## [Exercise instructions]
Go through the listing and set it down exactly, leaving out its pictures.
......
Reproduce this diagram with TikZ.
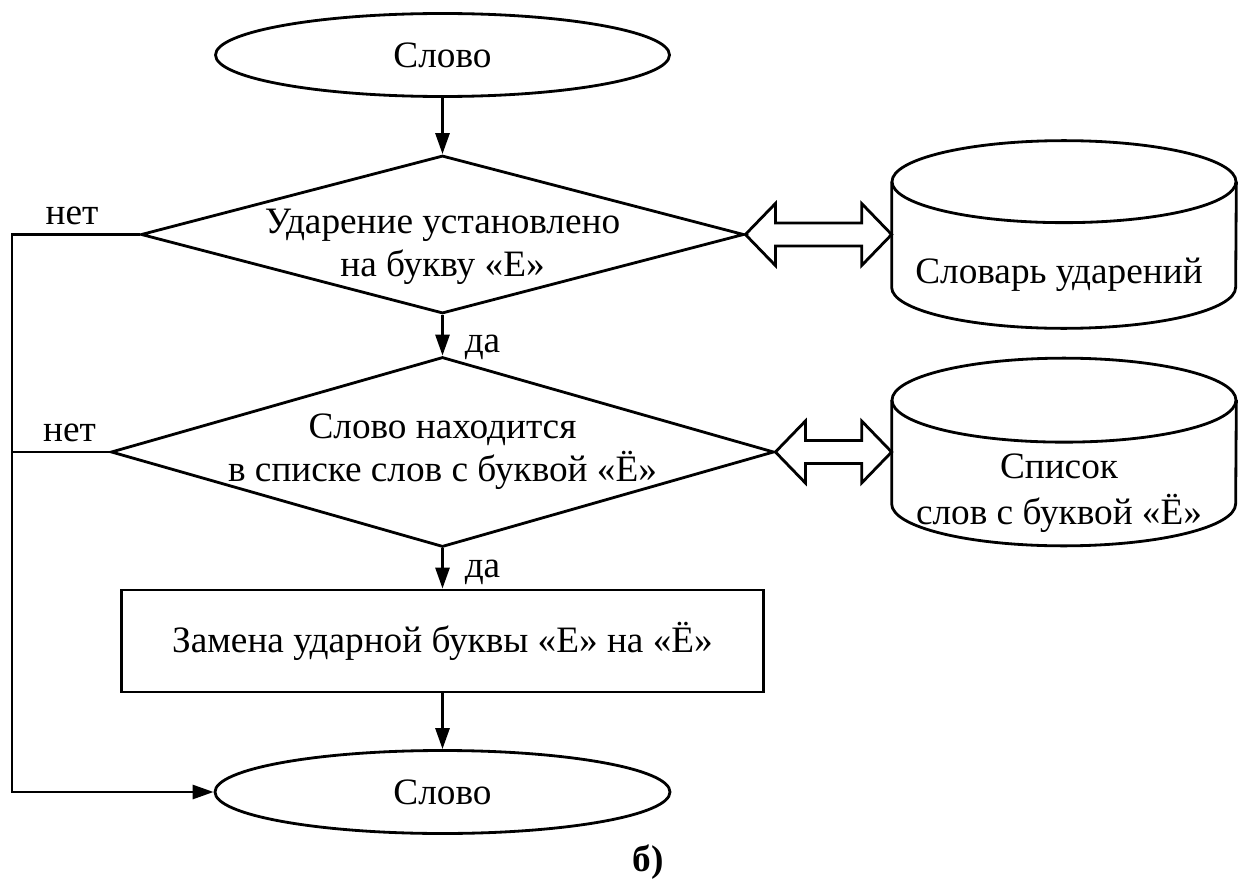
\documentclass[tikz,border=0pt]{standalone}
\usepackage{fontspec}
\setmainfont{Liberation Serif}
\usetikzlibrary{shapes.geometric,arrows.meta,calc}

\begin{document}
\begin{tikzpicture}[
    every node/.style={font=\fontsize{21.2}{24.5}\selectfont},
    term/.style={ellipse, draw, line width=1.6pt, minimum width=9.08cm,
                 minimum height=1.66cm, inner sep=0pt},
    cond/.style={diamond, draw, line width=1.6pt, inner sep=0pt},
    proc/.style={rectangle, draw, line width=1.6pt, minimum width=12.84cm,
                 minimum height=2.04cm},
    store/.style={rectangle, minimum width=6.88cm, inner sep=0pt},
    arr/.style={-{Triangle[length=0.42cm,width=0.28cm]}, line width=1.6pt},
    link/.style={line width=1.6pt, line join=miter}]

    \useasboundingbox (0,0) rectangle (24.76,-17.58);

    % Flow
    \node[term] (start) at (8.85,-1.10) {Слово};
    \node[cond, minimum width=12.06cm, minimum height=3.16cm,
          label={[align=center, yshift=-0.24cm]center:Ударение установлено\\на букву «Е»}]
          (q1) at (8.85,-4.69) {};
    \node[cond, minimum width=13.26cm, minimum height=3.80cm,
          label={[align=center]center:Слово находится\\в списке слов с буквой «Ё»}]
          (q2) at (8.85,-9.04) {};
    \node[proc] (swap) at (8.85,-12.82) {Замена ударной буквы «Е» на «Ё»};
    \node[term, minimum width=9.10cm] (finish) at (8.85,-15.84) {Слово};

    % Stores
    \node[store, minimum height=2.10cm] (db1) at (21.28,-4.69) {};
    \node[store, minimum height=2.06cm] (db2) at (21.28,-9.04) {};
    \draw[link] (db1.north west) -- (db1.south west)
        arc[start angle=180, end angle=360, x radius=3.44cm, y radius=0.82cm]
        -- (db1.north east);
    \draw[link] (db1.north) ellipse[x radius=3.44cm, y radius=0.82cm];
    \draw[link] (db2.north west) -- (db2.south west)
        arc[start angle=180, end angle=360, x radius=3.44cm, y radius=0.84cm]
        -- (db2.north east);
    \draw[link] (db2.north) ellipse[x radius=3.44cm, y radius=0.84cm];
    \node (t1) at ($(db1.center)+(-0.1,-0.80)$) {Словарь ударений};
    \node[align=center] (t2) at ($(db2.center)+(-0.1,-0.82)$)
        {Список\\[2pt]слов с буквой «Ё»};

    % Main arrows
    \draw[arr] (start) -- (q1);
    \draw[arr] (q1) -- (q2) node[pos=0.79, right=0.3cm] {да};
    \draw[arr] (q2) -- (swap) node[pos=0.6, right=0.3cm] {да};
    \draw[arr] (swap) -- (finish);

    % No branches
    \coordinate (rail) at (0.24,-4.69);
    \draw[arr] (q1.west) -- (rail) node[pos=0.53, above=0.05cm] {нет}
        |- (finish.west);
    \draw[link] (q2.west) -- (q2.west -| rail)
        node[pos=0.41, above=0.05cm] {нет};

    % Double arrows
    \draw[link] (q1.east) -- ++(0.6,0.62) -- ++(0,-0.39)
        -- ($(db1.west)+(-0.6,0.23)$) -- ++(0,0.39) -- (db1.west)
        -- ++(-0.6,-0.62) -- ++(0,0.39) -- ($(q1.east)+(0.6,-0.23)$)
        -- ++(0,-0.39) -- cycle;
    \draw[link] (q2.east) -- ++(0.6,0.62) -- ++(0,-0.39)
        -- ($(db2.west)+(-0.6,0.23)$) -- ++(0,0.39) -- (db2.west)
        -- ++(-0.6,-0.62) -- ++(0,0.39) -- ($(q2.east)+(0.6,-0.23)$)
        -- ++(0,-0.39) -- cycle;

    \node[font=\fontsize{21.2}{24.5}\selectfont\bfseries] (cap)
        at (12.96,-17.24) {б)};
\end{tikzpicture}
\end{document}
......
## [Result of the exercise]
Reproduce this diagram with TikZ.
\documentclass[tikz,border=0pt]{standalone}
\usepackage{fontspec}
\setmainfont{Liberation Serif}
\usetikzlibrary{shapes.geometric,arrows.meta,calc}

\begin{document}
\begin{tikzpicture}[
    every node/.style={font=\fontsize{21.2}{24.5}\selectfont},
    term/.style={ellipse, draw, line width=1.6pt, minimum width=9.08cm,
                 minimum height=1.66cm, inner sep=0pt},
    cond/.style={diamond, draw, line width=1.6pt, inner sep=0pt},
    proc/.style={rectangle, draw, line width=1.6pt, minimum width=12.84cm,
                 minimum height=2.04cm},
    store/.style={rectangle, minimum width=6.88cm, inner sep=0pt},
    arr/.style={-{Triangle[length=0.42cm,width=0.28cm]}, line width=1.6pt},
    link/.style={line width=1.6pt, line join=miter}]

    \useasboundingbox (0,0) rectangle (24.76,-17.58);

    % Flow
    \node[term] (start) at (8.85,-1.10) {Слово};
    \node[cond, minimum width=12.06cm, minimum height=3.16cm,
          label={[align=center, yshift=-0.24cm]center:Ударение установлено\\на букву «Е»}]
          (q1) at (8.85,-4.69) {};
    \node[cond, minimum width=13.26cm, minimum height=3.80cm,
          label={[align=center]center:Слово находится\\в списке слов с буквой «Ё»}]
          (q2) at (8.85,-9.04) {};
    \node[proc] (swap) at (8.85,-12.82) {Замена ударной буквы «Е» на «Ё»};
    \node[term, minimum width=9.10cm] (finish) at (8.85,-15.84) {Слово};

    % Stores
    \node[store, minimum height=2.10cm] (db1) at (21.28,-4.69) {};
    \node[store, minimum height=2.06cm] (db2) at (21.28,-9.04) {};
    \draw[link] (db1.north west) -- (db1.south west)
        arc[start angle=180, end angle=360, x radius=3.44cm, y radius=0.82cm]
        -- (db1.north east);
    \draw[link] (db1.north) ellipse[x radius=3.44cm, y radius=0.82cm];
    \draw[link] (db2.north west) -- (db2.south west)
        arc[start angle=180, end angle=360, x radius=3.44cm, y radius=0.84cm]
        -- (db2.north east);
    \draw[link] (db2.north) ellipse[x radius=3.44cm, y radius=0.84cm];
    \node (t1) at ($(db1.center)+(-0.1,-0.80)$) {Словарь ударений};
    \node[align=center] (t2) at ($(db2.center)+(-0.1,-0.82)$)
        {Список\\[2pt]слов с буквой «Ё»};

    % Main arrows
    \draw[arr] (start) -- (q1);
    \draw[arr] (q1) -- (q2) node[pos=0.79, right=0.3cm] {да};
    \draw[arr] (q2) -- (swap) node[pos=0.6, right=0.3cm] {да};
    \draw[arr] (swap) -- (finish);

    % No branches
    \coordinate (rail) at (0.24,-4.69);
    \draw[arr] (q1.west) -- (rail) node[pos=0.53, above=0.05cm] {нет}
        |- (finish.west);
    \draw[link] (q2.west) -- (q2.west -| rail)
        node[pos=0.41, above=0.05cm] {нет};

    % Double arrows
    \draw[link] (q1.east) -- ++(0.6,0.62) -- ++(0,-0.39)
        -- ($(db1.west)+(-0.6,0.23)$) -- ++(0,0.39) -- (db1.west)
        -- ++(-0.6,-0.62) -- ++(0,0.39) -- ($(q1.east)+(0.6,-0.23)$)
        -- ++(0,-0.39) -- cycle;
    \draw[link] (q2.east) -- ++(0.6,0.62) -- ++(0,-0.39)
        -- ($(db2.west)+(-0.6,0.23)$) -- ++(0,0.39) -- (db2.west)
        -- ++(-0.6,-0.62) -- ++(0,0.39) -- ($(q2.east)+(0.6,-0.23)$)
        -- ++(0,-0.39) -- cycle;

    \node[font=\fontsize{21.2}{24.5}\selectfont\bfseries] (cap)
        at (12.96,-17.24) {б)};
\end{tikzpicture}
\end{document}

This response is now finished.